This isn't a plantation museum like any other one already existing or in the process of being resurrected as a tourist destination.
Mr. JC is creating a memorial to all the slaves who worked and died in Louisiana, and to the slaves on the Whitney in particular. It’s not difficult for perceive the entire entity as an enormous altar, composed of many interlocking moving parts. An historical slave labor plantation was a factory-prison of many interlocking moving parts, the most important of the parts, the laborers.
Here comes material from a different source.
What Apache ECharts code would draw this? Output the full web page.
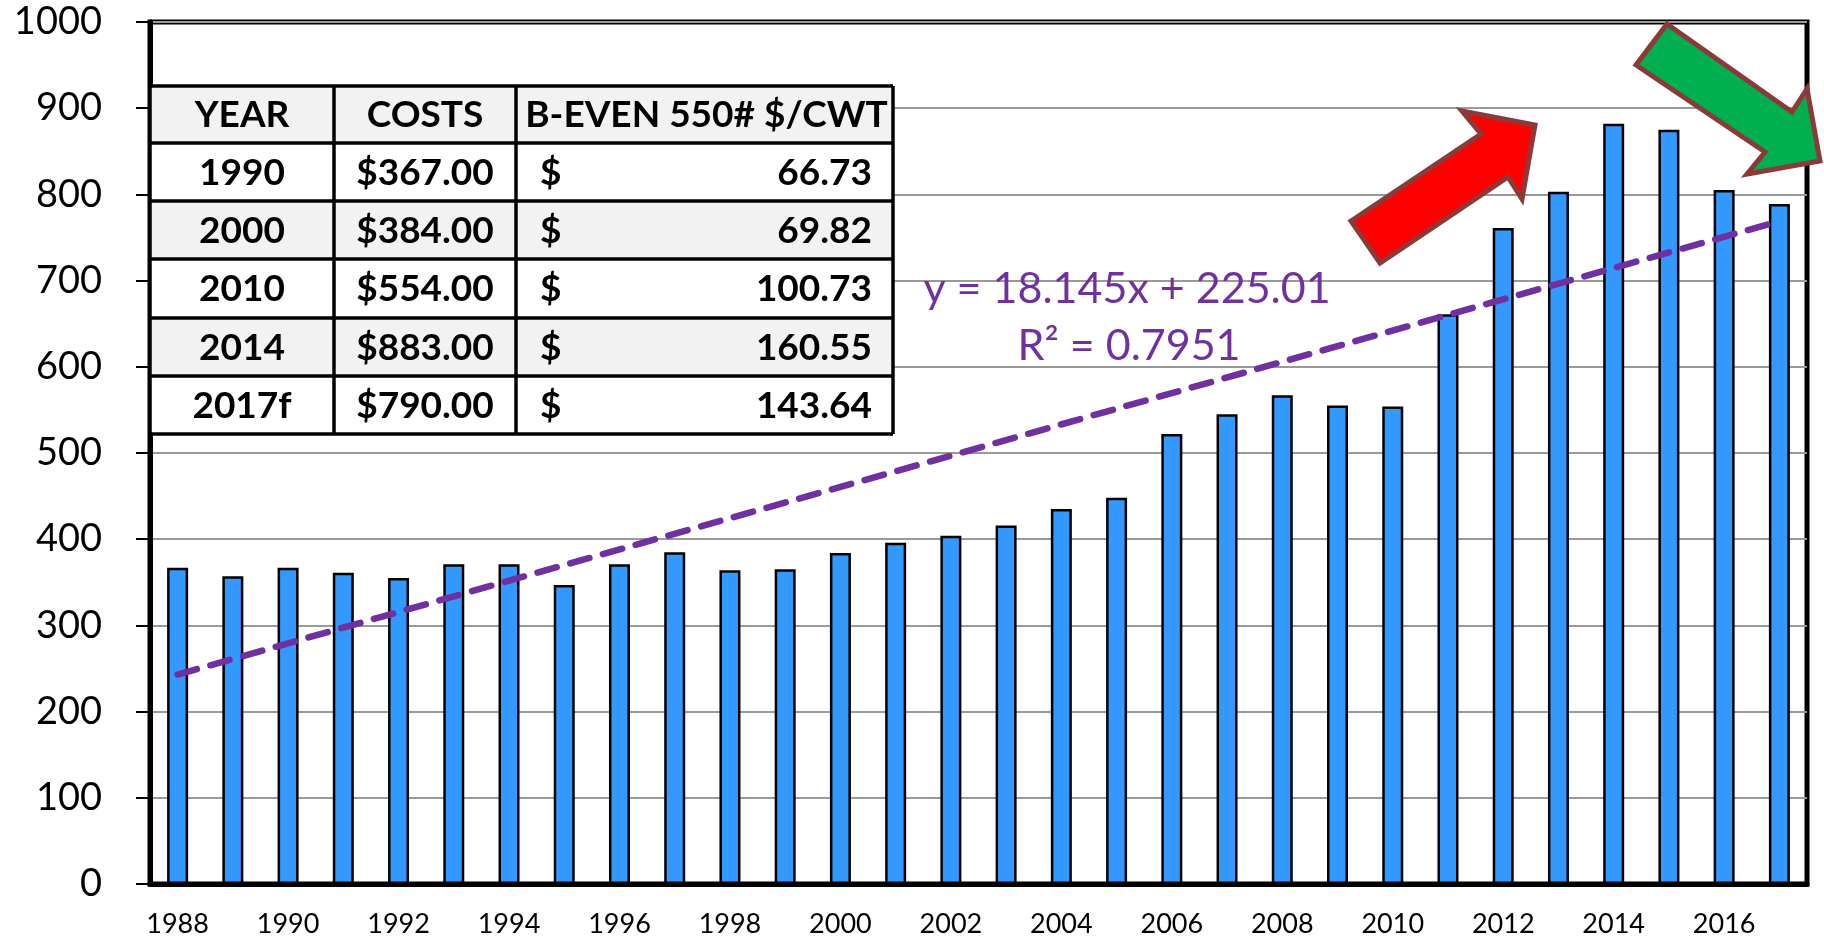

The plantation chapel is filled with sculpture replicas of the Whitney’s children – whom John knows all by name. The sculptures are filled with life and presence. The children see you. They are judging, though neither cruel nor kind, just present. The sculptor who has called them back from the past is Rod Moorhead. Behind the chapel is the Field of Angels, dedicated slave children. Presiding over this Memorial is a beautiful black angel, wings sweeping out, protectively receiving a tiny infant in her arms. One of the Field of Angels memorial plaques reads:
The Field of Angels is in honor of the 2200 slave infants born in St. John the Baptist parish who perished prior to the second birthday. They were deposited in earthen holes on the plantations and occasionally at the catholic church cemetery.Behind this memorial surrounded by willows weeping veils of spring green gauze are other commemorative art, which, so far is represented by a classic columned octogonal gazebo. Like the chapel this extensive area too is a deeply spiritual space. Because the children are called by name these are places of power, that contain both peace and sorrow. Sorrow for this terrible world human beings dreamed into existence for the sake of selfish, greedy convenience. Peace because John is a magician who has created a world to come, a world of healing for the world of evil passed away far too late.
After the tour we were guided back to the present by a cajun lunch at the B & C Seafood Restaurant on Highway 18.
Our second guide into Whitney's past is Ibrahima Seck. He drove us to the plantation and back again (el V and Ibahima had met more than once previously, but this was my first opportunity to spend time with this brilliant historian and scholar). What he has to say when talking about American blues is informative and exciting, as is everything else he thinks about. (Blues ultimately has its roots in the music Ibrahima grew up on, among other things that makes him so well educated in the elements of the form.)
On the way back, filled with gratitude for the riches of this day, I was able to be peacefully silent, able to witness the beakneck speed the swamp world's spring time renewal. We drove out from New Orleans between 10 and 11 AM and back from the Whitney between 4 and 5 PM. In that time the trees all along the highway had burst into bloom. The female of the current twenty-some generation of a bald eagle family that has held that huge nest visible from the highway, had gone into brood mode -- or maybe egg laying? She wasn't in the nest in the morning, but flapping and perching alternately as we drove along the highway. While we went and returned she decided to get to her business.
Spring is here, if not there ....
And, our faces are fairly finely sunburned.